There are unique cognitive issues peculiar to multi-robot systems. Each robot for cooperative task is often required to share the target of object, which is not predefined. Each robot is located at different position and has a different viewpoint. Hence, it has a different perspective for the target and surroundings. From the different perspective, the appearance of the same object would be seen differently, because of some lighting conditions, partial or complete occlusion, and a visual deformation of the shape. Therefore the effective feature for a robot to identify the object is not necessarily effective for another robot to be shared.
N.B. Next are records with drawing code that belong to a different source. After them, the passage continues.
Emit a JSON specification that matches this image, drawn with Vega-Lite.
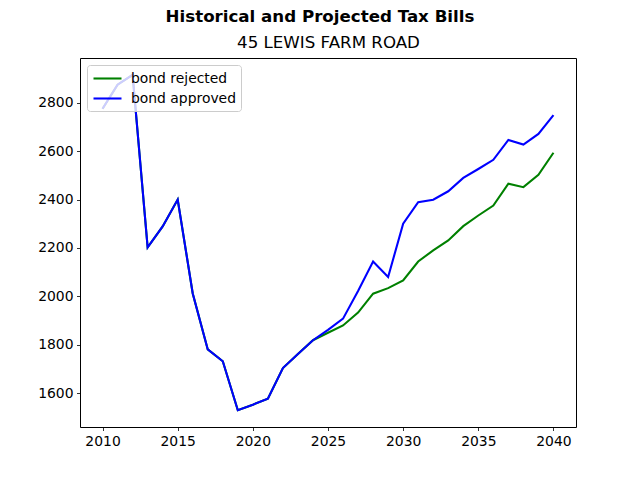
{
  "$schema": "https://vega.github.io/schema/vega-lite/v6.json",
  "width": 496,
  "height": 369,
  "autosize": "none",
  "padding": {"left": 80, "top": 58, "right": 64, "bottom": 53},
  "background": "white",
  "title": {
    "text": "Historical and Projected Tax Bills",
    "font": "DejaVu Sans",
    "fontSize": 16.67,
    "fontWeight": "bold",
    "color": "black",
    "anchor": "middle",
    "frame": "group",
    "dx": -8,
    "offset": 8
  },
  "data": {
    "values": [
      {"year": 2010, "scenario": "bond rejected", "bill": 2775},
      {"year": 2011, "scenario": "bond rejected", "bill": 2874},
      {"year": 2012, "scenario": "bond rejected", "bill": 2915},
      {"year": 2013, "scenario": "bond rejected", "bill": 2202},
      {"year": 2014, "scenario": "bond rejected", "bill": 2289},
      {"year": 2015, "scenario": "bond rejected", "bill": 2400},
      {"year": 2016, "scenario": "bond rejected", "bill": 2012},
      {"year": 2017, "scenario": "bond rejected", "bill": 1781},
      {"year": 2018, "scenario": "bond rejected", "bill": 1732},
      {"year": 2019, "scenario": "bond rejected", "bill": 1530},
      {"year": 2020, "scenario": "bond rejected", "bill": 1553},
      {"year": 2021, "scenario": "bond rejected", "bill": 1578},
      {"year": 2022, "scenario": "bond rejected", "bill": 1704},
      {"year": 2023, "scenario": "bond rejected", "bill": 1762},
      {"year": 2024, "scenario": "bond rejected", "bill": 1819},
      {"year": 2025, "scenario": "bond rejected", "bill": 1850},
      {"year": 2026, "scenario": "bond rejected", "bill": 1880},
      {"year": 2027, "scenario": "bond rejected", "bill": 1933},
      {"year": 2028, "scenario": "bond rejected", "bill": 2011},
      {"year": 2029, "scenario": "bond rejected", "bill": 2034},
      {"year": 2030, "scenario": "bond rejected", "bill": 2066},
      {"year": 2031, "scenario": "bond rejected", "bill": 2144},
      {"year": 2032, "scenario": "bond rejected", "bill": 2190},
      {"year": 2033, "scenario": "bond rejected", "bill": 2231},
      {"year": 2034, "scenario": "bond rejected", "bill": 2290},
      {"year": 2035, "scenario": "bond rejected", "bill": 2334},
      {"year": 2036, "scenario": "bond rejected", "bill": 2375},
      {"year": 2037, "scenario": "bond rejected", "bill": 2465},
      {"year": 2038, "scenario": "bond rejected", "bill": 2451},
      {"year": 2039, "scenario": "bond rejected", "bill": 2502},
      {"year": 2040, "scenario": "bond rejected", "bill": 2593},
      {"year": 2010, "scenario": "bond approved", "bill": 2775},
      {"year": 2011, "scenario": "bond approved", "bill": 2874},
      {"year": 2012, "scenario": "bond approved", "bill": 2915},
      {"year": 2013, "scenario": "bond approved", "bill": 2202},
      {"year": 2014, "scenario": "bond approved", "bill": 2289},
      {"year": 2015, "scenario": "bond approved", "bill": 2400},
      {"year": 2016, "scenario": "bond approved", "bill": 2012},
      {"year": 2017, "scenario": "bond approved", "bill": 1781},
      {"year": 2018, "scenario": "bond approved", "bill": 1732},
      {"year": 2019, "scenario": "bond approved", "bill": 1530},
      {"year": 2020, "scenario": "bond approved", "bill": 1553},
      {"year": 2021, "scenario": "bond approved", "bill": 1578},
      {"year": 2022, "scenario": "bond approved", "bill": 1704},
      {"year": 2023, "scenario": "bond approved", "bill": 1762},
      {"year": 2024, "scenario": "bond approved", "bill": 1819},
      {"year": 2025, "scenario": "bond approved", "bill": 1862},
      {"year": 2026, "scenario": "bond approved", "bill": 1908},
      {"year": 2027, "scenario": "bond approved", "bill": 2022},
      {"year": 2028, "scenario": "bond approved", "bill": 2144},
      {"year": 2029, "scenario": "bond approved", "bill": 2080},
      {"year": 2030, "scenario": "bond approved", "bill": 2300},
      {"year": 2031, "scenario": "bond approved", "bill": 2389},
      {"year": 2032, "scenario": "bond approved", "bill": 2399},
      {"year": 2033, "scenario": "bond approved", "bill": 2434},
      {"year": 2034, "scenario": "bond approved", "bill": 2489},
      {"year": 2035, "scenario": "bond approved", "bill": 2526},
      {"year": 2036, "scenario": "bond approved", "bill": 2564},
      {"year": 2037, "scenario": "bond approved", "bill": 2646},
      {"year": 2038, "scenario": "bond approved", "bill": 2627},
      {"year": 2039, "scenario": "bond approved", "bill": 2671},
      {"year": 2040, "scenario": "bond approved", "bill": 2748}
    ]
  },
  "layer": [
    {
      "mark": {"type": "line", "strokeWidth": 2.08},
      "encoding": {
        "x": {
          "field": "year",
          "type": "quantitative",
          "scale": {"domain": [2008.5, 2041.5], "nice": false, "zero": false},
          "axis": {"orient": "bottom", "values": [2010, 2015, 2020, 2025, 2030, 2035, 2040], "format": "d", "title": null}
        },
        "y": {
          "field": "bill",
          "type": "quantitative",
          "scale": {"domain": [1460.75, 2984.25], "nice": false, "zero": false},
          "axis": {"values": [1600, 1800, 2000, 2200, 2400, 2600, 2800], "format": "d", "title": null}
        },
        "color": {
          "field": "scenario",
          "type": "nominal",
          "sort": ["bond rejected", "bond approved"],
          "scale": {"domain": ["bond rejected", "bond approved"], "range": ["#008000", "#0000ff"]},
          "legend": {"title": null}
        }
      }
    },
    {
      "mark": {"type": "point", "opacity": 0},
      "encoding": {
        "x": {
          "field": "year",
          "type": "quantitative",
          "axis": {
            "orient": "top",
            "title": "45 LEWIS FARM ROAD",
            "labels": false,
            "ticks": false,
            "domain": false,
            "titlePadding": 7,
            "titleFont": "DejaVu Sans",
            "titleFontSize": 16.67,
            "titleFontWeight": "normal",
            "titleColor": "black"
          }
        }
      }
    }
  ],
  "resolve": {"axis": {"x": "independent"}},
  "config": {
    "view": {"stroke": "black", "strokeWidth": 1},
    "axis": {
      "domain": false,
      "grid": false,
      "ticks": true,
      "tickColor": "black",
      "tickSize": 3.5,
      "tickWidth": 0.8,
      "labelPadding": 3.5,
      "labelFont": "DejaVu Sans",
      "labelFontSize": 13.9,
      "labelColor": "black"
    },
    "legend": {
      "orient": "top-left",
      "offset": 7,
      "fillColor": "rgba(255,255,255,0.8)",
      "strokeColor": "#cccccc",
      "cornerRadius": 3,
      "padding": 5,
      "symbolType": "M-1,0H3",
      "symbolStrokeWidth": 2.08,
      "symbolSize": 196,
      "labelFont": "DejaVu Sans",
      "labelFontSize": 13.9,
      "labelColor": "black",
      "labelOffset": 22,
      "rowPadding": 4
    }
  }
}
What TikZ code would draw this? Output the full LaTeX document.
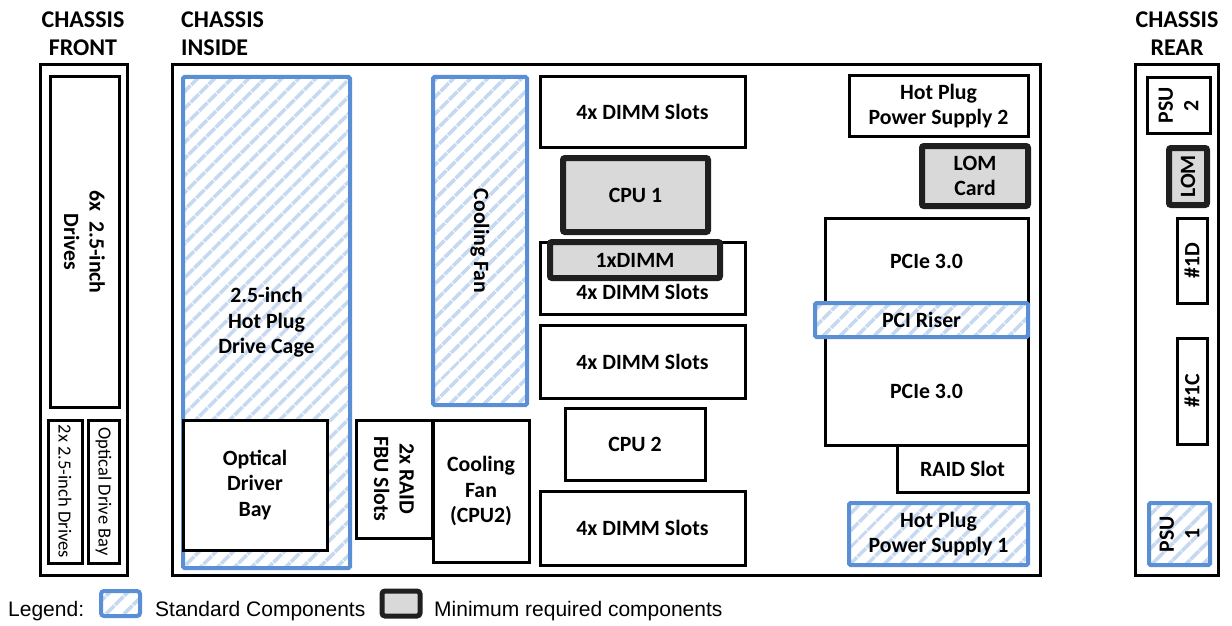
\documentclass[tikz,border=0pt]{standalone}
\usepackage{fontspec}
\setmainfont{Carlito}
\newfontfamily\legendfont{Liberation Sans}
\usetikzlibrary{patterns.meta}
\definecolor{stdblue}{HTML}{5B8FD5}
\definecolor{stripeblue}{HTML}{C6D9F1}
\definecolor{mingrey}{HTML}{D9D9D9}
\tikzset{
  lbl/.style={font=\fontsize{21.8}{25.5}\selectfont\bfseries, align=center, inner sep=0pt},
  smalllbl/.style={font=\fontsize{18.5}{21}\selectfont, align=center, inner sep=0pt},
  headlbl/.style={font=\fontsize{24}{28}\selectfont\bfseries, inner sep=0pt},
  base/.style={inner sep=0pt, outer sep=0pt, lbl},
  blk/.style={base, draw=black, line width=3pt, fill=white},
  chassis/.style={base, draw=black, line width=3pt},
  stdc/.style={base, draw=stdblue, line width=4pt, rounded corners=1.5pt,
    preaction={fill=white},
    pattern={Lines[angle=45,distance=13pt,line width=4pt]}, pattern color=stripeblue},
  minc/.style={base, draw=black!88, line width=6pt, rounded corners=2pt, fill=mingrey},
  legtext/.style={font=\legendfont\fontsize{21}{24}\selectfont, anchor=west, inner sep=0pt},
}
\newcommand\comp[7][]{%
  \node[#2, #1, minimum width={#5-#3}, minimum height={#6-#4}]
    (#7) at ({(#3+#5)/2},{(#4+#6)/2}) {};}
\begin{document}
\begin{tikzpicture}[x=1pt,y=-1pt]
\useasboundingbox (0,0) rectangle (1232,626);

% headings
\node[headlbl, align=center] (hfront) at (83,34) {CHASSIS\\FRONT};
\node[headlbl, align=left, anchor=west] (hinside) at (181,34) {CHASSIS\\INSIDE};
\node[headlbl, align=center] (hrear) at (1177,34) {CHASSIS\\REAR};

% chassis front
\comp{chassis}{40}{65}{127}{575}{front}
\comp[label={[lbl,rotate=-90]center:{6x\ \ 2.5-inch\\Drives}}]{blk}{50}{77}{119}{407}{fdrv}
\comp[label={[smalllbl,rotate=-90]center:{2x 2.5-inch Drives}}]{blk}{48}{420}{82}{563}{ftwo}
\comp[label={[smalllbl,rotate=-90]center:{Optical Drive Bay}}]{blk}{88}{420}{119}{563}{fodb}

% chassis inside
\comp{chassis}{172}{65}{1040}{575}{inside}
\comp[label={[lbl]center:{2.5-inch\\Hot Plug\\Drive Cage}}]{stdc}{183}{77}{350}{568}{cage}
\comp[label={[lbl]center:{Optical\\Driver\\Bay}}]{blk}{183}{420}{327}{550}{odb}
\comp[label={[lbl,rotate=-90]center:{Cooling Fan}}]{stdc}{433}{77}{527}{405}{fan}
\comp[label={[lbl,rotate=-90]center:{2x RAID\\FBU Slots}}]{blk}{356}{420}{432}{538}{fbu}
\comp[label={[lbl]center:{Cooling\\Fan\\(CPU2)}}]{blk}{433}{420}{529}{562}{fantwo}
\comp[label={[lbl]center:{4x DIMM Slots}}]{blk}{540}{77}{745}{147}{dimma}
\comp[label={[lbl]center:{CPU 1}}]{minc}{563}{158}{708}{232}{cpua}
\comp[label={[lbl,yshift=-14pt]center:{4x DIMM Slots}}]{blk}{540}{242}{745}{314}{dimmb}
\comp[label={[lbl]center:{1xDIMM}}]{minc}{550}{242}{720}{278}{onedimm}
\comp[label={[lbl]center:{4x DIMM Slots}}]{blk}{540}{325}{745}{398}{dimmc}
\comp[label={[lbl]center:{CPU 2}}]{blk}{565}{408}{705}{480}{cpub}
\comp[label={[lbl]center:{4x DIMM Slots}}]{blk}{540}{491}{745}{565}{dimmd}
\comp[label={[lbl]center:{Hot Plug\\Power Supply 2}}]{blk}{849}{76}{1028}{136}{pstwo}
\comp[label={[lbl]center:{LOM\\Card}}]{minc}{922}{146}{1028}{206}{lom}
\comp[label={[lbl,yshift=8pt]center:{PCIe 3.0}}]{blk}{825}{218}{1028}{320}{pciea}
\comp[label={[lbl,yshift=-9pt]center:{PCIe 3.0}}]{blk}{825}{320}{1028}{445}{pcieb}
\comp[label={[lbl]center:{PCI Riser}}]{stdc}{815}{303}{1028}{337}{riser}
\comp[label={[lbl]center:{RAID Slot}}]{blk}{897}{445}{1028}{492}{raid}
\comp[label={[lbl]center:{Hot Plug\\Power Supply 1}}]{stdc}{849}{503}{1028}{565}{psone}

% chassis rear
\comp{chassis}{1135}{65}{1218}{575}{rear}
\comp[label={[lbl,rotate=90]center:{PSU\\2}}]{blk}{1147}{78}{1210}{133}{rpstwo}
\comp[label={[lbl,rotate=90]center:{LOM}}]{minc}{1169}{148}{1207}{205}{rlom}
\comp[label={[lbl,rotate=90]center:{\#1D}}]{blk}{1177}{218}{1207}{303}{rd}
\comp[label={[lbl,rotate=90]center:{\#1C}}]{blk}{1177}{338}{1207}{444}{rc}
\comp[label={[lbl,rotate=90]center:{PSU\\1}}]{stdc}{1149}{503}{1210}{565}{rpsone}

% legend
\node[legtext] (leg) at (8,611) {Legend:};
\comp[rounded corners=3pt]{stdc}{101}{591}{140}{616}{legstd}
\node[legtext] (legstdt) at (155,611) {Standard Components};
\comp[rounded corners=3pt, line width=5pt]{minc}{382}{591}{420}{616}{legmin}
\node[legtext] (legmint) at (434,611) {Minimum required components};
\end{tikzpicture}
\end{document}
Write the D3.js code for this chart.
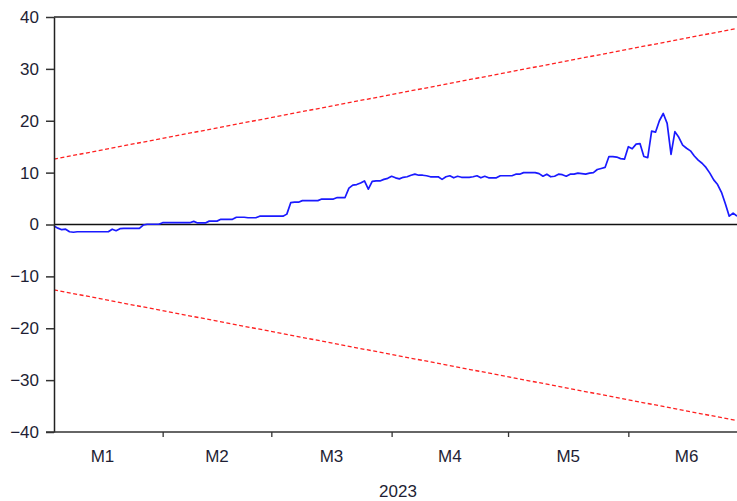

In this talk, the fundamental cognitive issues in the multi-robot system are clarified as following three points; that is (1) cognitive sharing of target, (2) ROI(region of interest) selection, and (3) viewpoint selection. Several main results to cope with these issues are presented including the consensus making algorithms by selection of viewpoint-invariant representations, and the viewpoint selection scheme for a monitoring robot.